En comparaison avec la puissance poétique et philosophique de l’écriture de Nastassja Martin, et malgré la pertinence des images scéniques, on a du mal à discerner dans cette figure de femme le chamboulement quasi-métaphysique, en tout cas à la fois corporel et mental, qu’elle traverse. En effet, en dépit du maquillage et des prothèses de tissu conçus par Cécile Kretschmar pour signifier la blessure et la cicatrice, la comédienne ne s’aventure que peu sur le terrain d’une véritable métamorphose au plateau. Or, celle-ci est pourtant le sujet de la quadrilogie de spectacles de la compagnie, dans laquelle s’inscrit Croire aux fauves, et qui met en avant des vies de femmes passées par une transformation, une métamorphose (les derniers volets sont ainsi consacrés à Marion Bartoli et Marceline Loridan-Ivens).
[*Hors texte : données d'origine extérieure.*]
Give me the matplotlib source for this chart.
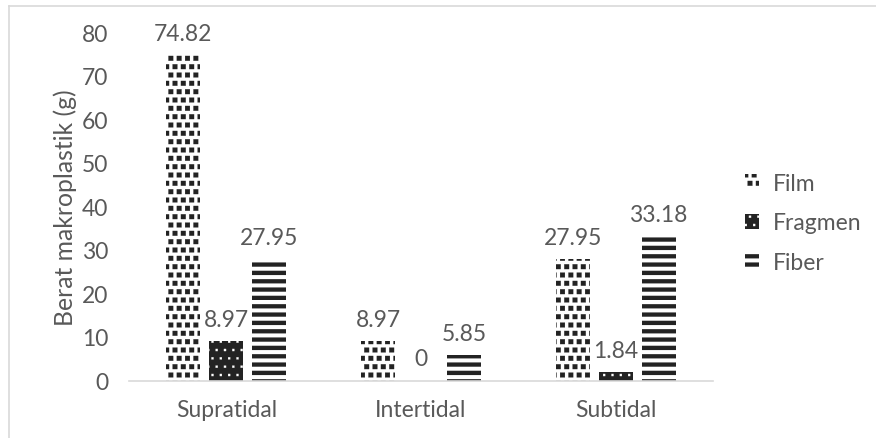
import warnings
import numpy as np
import matplotlib
matplotlib.use("Agg")
import matplotlib.pyplot as plt
import matplotlib.hatch as mhatch
from matplotlib.path import Path

warnings.filterwarnings("ignore")

zones = ["Supratidal", "Intertidal", "Subtidal"]
series = ["Film", "Fragmen", "Fiber"]
film = [74.82, 8.97, 27.95]
fragmen = [8.97, 0, 1.84]
fiber = [27.95, 5.85, 33.18]
y_ticks = [0, 10, 20, 30, 40, 50, 60, 70, 80]

GREY = "#595959"
DARK = "#232323"
LINE = "#d9d9d9"

SQ = np.array([[-0.5, -0.5], [0.5, -0.5], [0.5, 0.5], [-0.5, 0.5], [-0.5, -0.5]])
SQ_CODES = np.array([Path.MOVETO, Path.LINETO, Path.LINETO, Path.LINETO,
                     Path.CLOSEPOLY], dtype=Path.code_type)


# confetti squares for Film
class BigSquares(mhatch.Shapes):
    size = 0.58
    filled = True

    def __init__(self, hatch, density):
        self.num_rows = hatch.count("s") * density
        self.shape_vertices = SQ
        self.shape_codes = SQ_CODES
        super().__init__(hatch, density)


# small dots for Fragmen
class SmallSquares(mhatch.Shapes):
    size = 0.26
    filled = True

    def __init__(self, hatch, density):
        self.num_rows = hatch.count("q") * density
        self.shape_vertices = SQ
        self.shape_codes = SQ_CODES
        super().__init__(hatch, density)


# thick horizontal bands for Fiber
class Bands(mhatch.HatchPatternBase):
    def __init__(self, hatch, density):
        self.num_lines = hatch.count("h") * density
        self.num_vertices = self.num_lines * 5

    def set_vertices_and_codes(self, vertices, codes):
        step = 1.0 / self.num_lines
        th = 0.5 * step
        for i in range(self.num_lines):
            y0 = i * step
            vertices[i * 5:(i + 1) * 5] = [[0, y0], [1, y0], [1, y0 + th],
                                           [0, y0 + th], [0, y0]]
            codes[i * 5:(i + 1) * 5] = SQ_CODES


mhatch._hatch_types.extend([BigSquares, SmallSquares, Bands])

plt.rcParams["font.family"] = ["Lato", "DejaVu Sans"]
plt.rcParams["hatch.linewidth"] = 0.1
FS = 16.5

fig = plt.figure(figsize=(8.76, 4.39), dpi=100)
ax = fig.add_axes([129 / 876, 1 - 381.5 / 439, 584 / 876, 348 / 439])

x = np.arange(len(zones))
w = 0.175
step = 0.221
styles = [
    dict(facecolor="white", edgecolor=DARK, hatch="ss"),
    dict(facecolor=DARK, edgecolor="white", hatch="qq"),
    dict(facecolor="white", edgecolor=DARK, hatch="hh"),
]
for i, (name, vals) in enumerate(zip(series, [film, fragmen, fiber])):
    bars = ax.bar(x + (i - 1) * step, vals, w, label=name, linewidth=0,
                  **styles[i])
    ax.bar_label(bars, labels=[f"{v:g}" for v in vals], padding=8,
                 fontsize=FS, color=GREY)

ax.set_xlim(-0.5, 2.5)
ax.set_ylim(0, 80)
ax.set_yticks(y_ticks)
ax.set_xticks(x)
ax.set_xticklabels(zones)
ax.tick_params(axis="y", length=0, pad=15, labelsize=FS, labelcolor=GREY)
ax.tick_params(axis="x", length=0, pad=13, labelsize=FS, labelcolor=GREY)
for s in ["top", "right", "left"]:
    ax.spines[s].set_visible(False)
ax.spines["bottom"].set_color(LINE)
ax.spines["bottom"].set_linewidth(1.2)

ax.set_ylabel("Berat makroplastik (g)", fontsize=17.8, color=GREY)
ax.yaxis.label.set_va("center")
ax.yaxis.set_label_coords(-0.11, 0.5)

fig.legend(loc="center left", bbox_to_anchor=(745 / 876, 1 - 224 / 439),
           frameon=False, fontsize=FS, labelcolor=GREY, handlelength=0.6,
           handleheight=0.6, handletextpad=0.6, labelspacing=0.82,
           borderpad=0, borderaxespad=0)

# chart area border (top and left only visible)
fig.add_artist(plt.Line2D([9 / 876, 1], [1 - 7 / 439, 1 - 7 / 439],
                          transform=fig.transFigure, color=LINE, lw=1.2))
fig.add_artist(plt.Line2D([9 / 876, 9 / 876], [0, 1 - 7 / 439],
                          transform=fig.transFigure, color=LINE, lw=1.2))

fig.savefig("out.png", dpi=100)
Si, au demeurant, il est toujours fascinant d’entendre les phrases de Nastassja Martin et de faire ce trajet avec elle, il nous semble que la pièce ne se saisit pas assez des potentialités métamorphiques qu’ouvre le texte, sinon dans une séquence finale décalée et poétique.

Croire aux fauves reste un spectacle doté d’intuitions brillantes et d’une grande sensibilité, auquel il manque sans doute, au vu de son matériau d’origine, un soupçon d’hybridité et de porosité, pour nous emporter complètement au temps du mythe.